President of the Barbados Secondary Teachers’ Union (BSTU) Mary Redman exhibited restraint, telling Barbados TODAY while she had been made aware of the situation, the group of environmental experts who had declared it was safe to return to the classroom had said the environmental rehabilitation of the school was an ongoing process.
“I just received the report this morning and I am in the process of informing the Ministry of Education of the situation. Actually it has not gone away because on the day that we did our inspection, the scent was still evident at one part of the school and the expert team was able to smell it themselves. But they have been monitoring and the remedial action is ongoing. However it seems from the end of last week and today that the scent is stronger and more sustained,” Redman said.
She was referring to the examination on January 10 by members of staff, BSTU, parents and representatives from the Ministry of Education of the remedial work conducted by the environmental team comprising former Combermere students.
Following “an extensive and fairly rigorous” examination, the team concluded that inappropriate storage and management of chemicals in the science block was responsible for the noxious odour that had caused discomfort to students and teachers.

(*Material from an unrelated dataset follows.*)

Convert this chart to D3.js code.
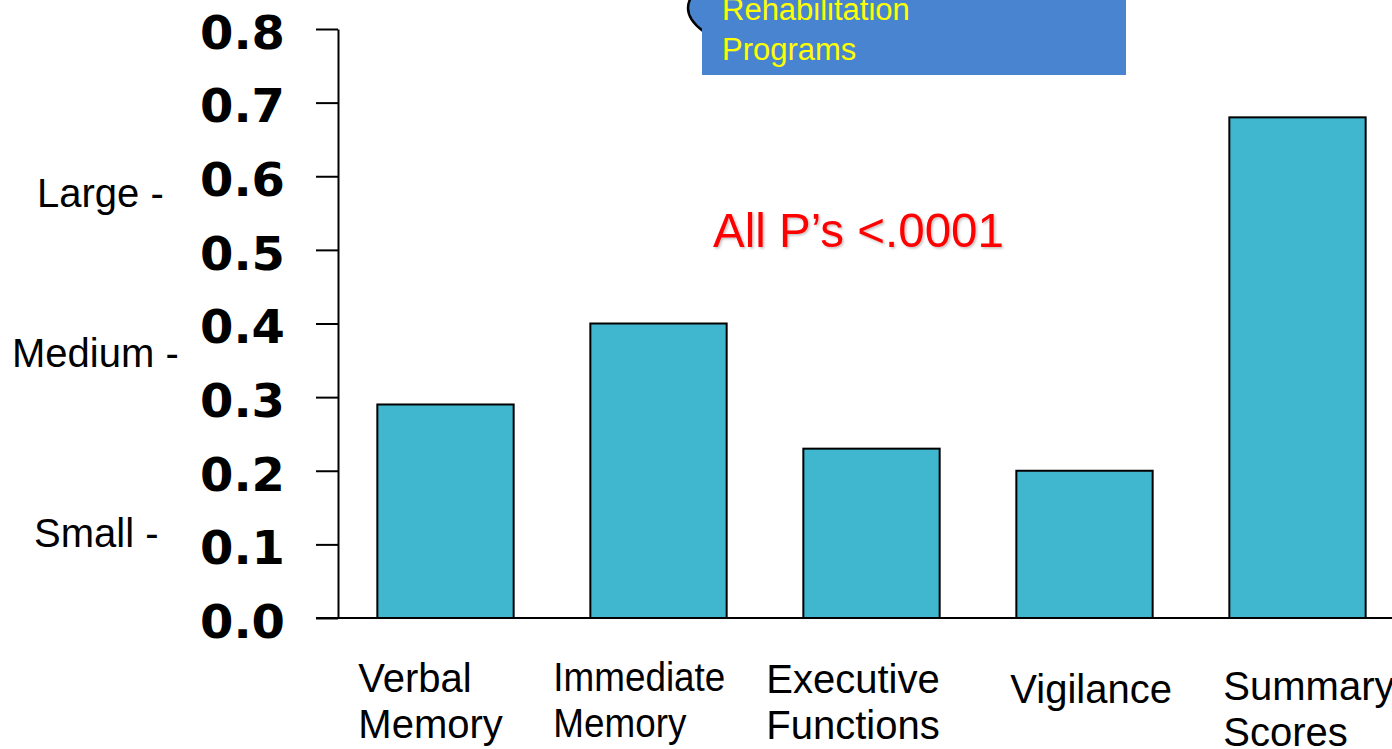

The BSTU boss cautioned it was still too early to determine if teachers would contemplate any action, as the ministry had not had a chance to address the latest flare up.
“We can’t go there yet. I am informing the ministry right now and let them know the situation,” she stressed.
Just last week, Minister of Education, Ronald Jones had expressed satisfaction with the resettlement efforts at the school since it re-opened for the start of the new school term, which began on January 11.
However, Jones was cautious not to pronounce the problem solved, insisting his ministry would continue to monitor the situation closely in the coming weeks.